▶ _Task prompt_: Restate the opening lines of the material below word for word, stopping after the line that contains "import * as".

◇ ◇ ◇ ◇ ◇

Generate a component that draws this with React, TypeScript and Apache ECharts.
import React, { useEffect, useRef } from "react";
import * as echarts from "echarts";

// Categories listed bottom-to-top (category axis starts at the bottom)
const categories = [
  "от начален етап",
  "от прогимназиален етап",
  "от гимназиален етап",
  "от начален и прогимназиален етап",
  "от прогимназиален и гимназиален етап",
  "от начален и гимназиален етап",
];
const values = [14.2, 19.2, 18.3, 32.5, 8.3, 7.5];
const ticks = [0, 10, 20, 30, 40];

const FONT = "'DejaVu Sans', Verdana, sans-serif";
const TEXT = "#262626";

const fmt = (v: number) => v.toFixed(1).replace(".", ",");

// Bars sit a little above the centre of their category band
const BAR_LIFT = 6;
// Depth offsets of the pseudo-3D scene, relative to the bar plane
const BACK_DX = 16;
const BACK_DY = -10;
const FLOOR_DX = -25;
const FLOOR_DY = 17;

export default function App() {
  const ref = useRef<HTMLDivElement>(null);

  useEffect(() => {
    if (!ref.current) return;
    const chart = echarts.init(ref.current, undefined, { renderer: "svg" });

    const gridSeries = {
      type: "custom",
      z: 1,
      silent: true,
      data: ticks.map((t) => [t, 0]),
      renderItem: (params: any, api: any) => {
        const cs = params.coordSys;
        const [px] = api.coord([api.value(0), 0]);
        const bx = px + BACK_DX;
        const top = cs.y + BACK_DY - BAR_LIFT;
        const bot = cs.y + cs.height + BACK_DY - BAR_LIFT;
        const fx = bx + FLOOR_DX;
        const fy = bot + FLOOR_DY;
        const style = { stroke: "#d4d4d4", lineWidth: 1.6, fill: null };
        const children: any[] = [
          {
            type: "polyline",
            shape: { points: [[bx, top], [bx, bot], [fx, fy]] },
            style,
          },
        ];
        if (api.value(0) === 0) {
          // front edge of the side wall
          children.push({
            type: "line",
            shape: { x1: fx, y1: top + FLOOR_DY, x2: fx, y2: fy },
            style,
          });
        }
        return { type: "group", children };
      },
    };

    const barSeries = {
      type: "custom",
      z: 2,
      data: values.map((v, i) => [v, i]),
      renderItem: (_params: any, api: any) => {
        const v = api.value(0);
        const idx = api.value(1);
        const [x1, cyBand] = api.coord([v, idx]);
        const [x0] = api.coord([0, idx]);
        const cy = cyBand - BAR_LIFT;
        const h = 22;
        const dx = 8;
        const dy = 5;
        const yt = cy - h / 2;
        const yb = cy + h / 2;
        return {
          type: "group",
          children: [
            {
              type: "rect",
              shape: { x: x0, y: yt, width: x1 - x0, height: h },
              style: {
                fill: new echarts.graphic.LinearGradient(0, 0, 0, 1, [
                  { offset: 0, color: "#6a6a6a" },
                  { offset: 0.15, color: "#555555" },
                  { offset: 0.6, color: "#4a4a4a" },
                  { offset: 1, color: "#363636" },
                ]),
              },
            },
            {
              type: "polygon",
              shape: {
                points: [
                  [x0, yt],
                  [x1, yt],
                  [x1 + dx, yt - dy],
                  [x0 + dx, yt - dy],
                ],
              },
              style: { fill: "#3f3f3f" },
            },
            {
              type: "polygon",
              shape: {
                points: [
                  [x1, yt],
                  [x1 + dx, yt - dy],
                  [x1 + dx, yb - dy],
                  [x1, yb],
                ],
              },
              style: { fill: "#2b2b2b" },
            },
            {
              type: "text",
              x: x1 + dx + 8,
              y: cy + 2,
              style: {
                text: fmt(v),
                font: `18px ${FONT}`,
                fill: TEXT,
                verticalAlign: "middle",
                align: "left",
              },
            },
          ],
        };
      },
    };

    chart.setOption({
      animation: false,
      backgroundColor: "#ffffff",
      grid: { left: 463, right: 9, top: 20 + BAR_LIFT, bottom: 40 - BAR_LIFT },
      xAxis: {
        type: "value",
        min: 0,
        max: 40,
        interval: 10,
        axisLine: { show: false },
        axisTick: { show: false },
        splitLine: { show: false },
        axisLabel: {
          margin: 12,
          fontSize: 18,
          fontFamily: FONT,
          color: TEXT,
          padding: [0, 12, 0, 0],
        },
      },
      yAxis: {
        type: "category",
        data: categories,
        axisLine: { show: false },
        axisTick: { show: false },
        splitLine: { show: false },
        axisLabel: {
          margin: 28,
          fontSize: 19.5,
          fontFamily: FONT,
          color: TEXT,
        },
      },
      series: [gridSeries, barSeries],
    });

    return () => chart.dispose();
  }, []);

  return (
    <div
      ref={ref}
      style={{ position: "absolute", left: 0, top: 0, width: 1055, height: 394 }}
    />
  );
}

◇ ◇ ◇ ◇ ◇

▶ _Result_:
Generate a component that draws this with React, TypeScript and Apache ECharts.
import React, { useEffect, useRef } from "react";
import * as echarts from "echarts";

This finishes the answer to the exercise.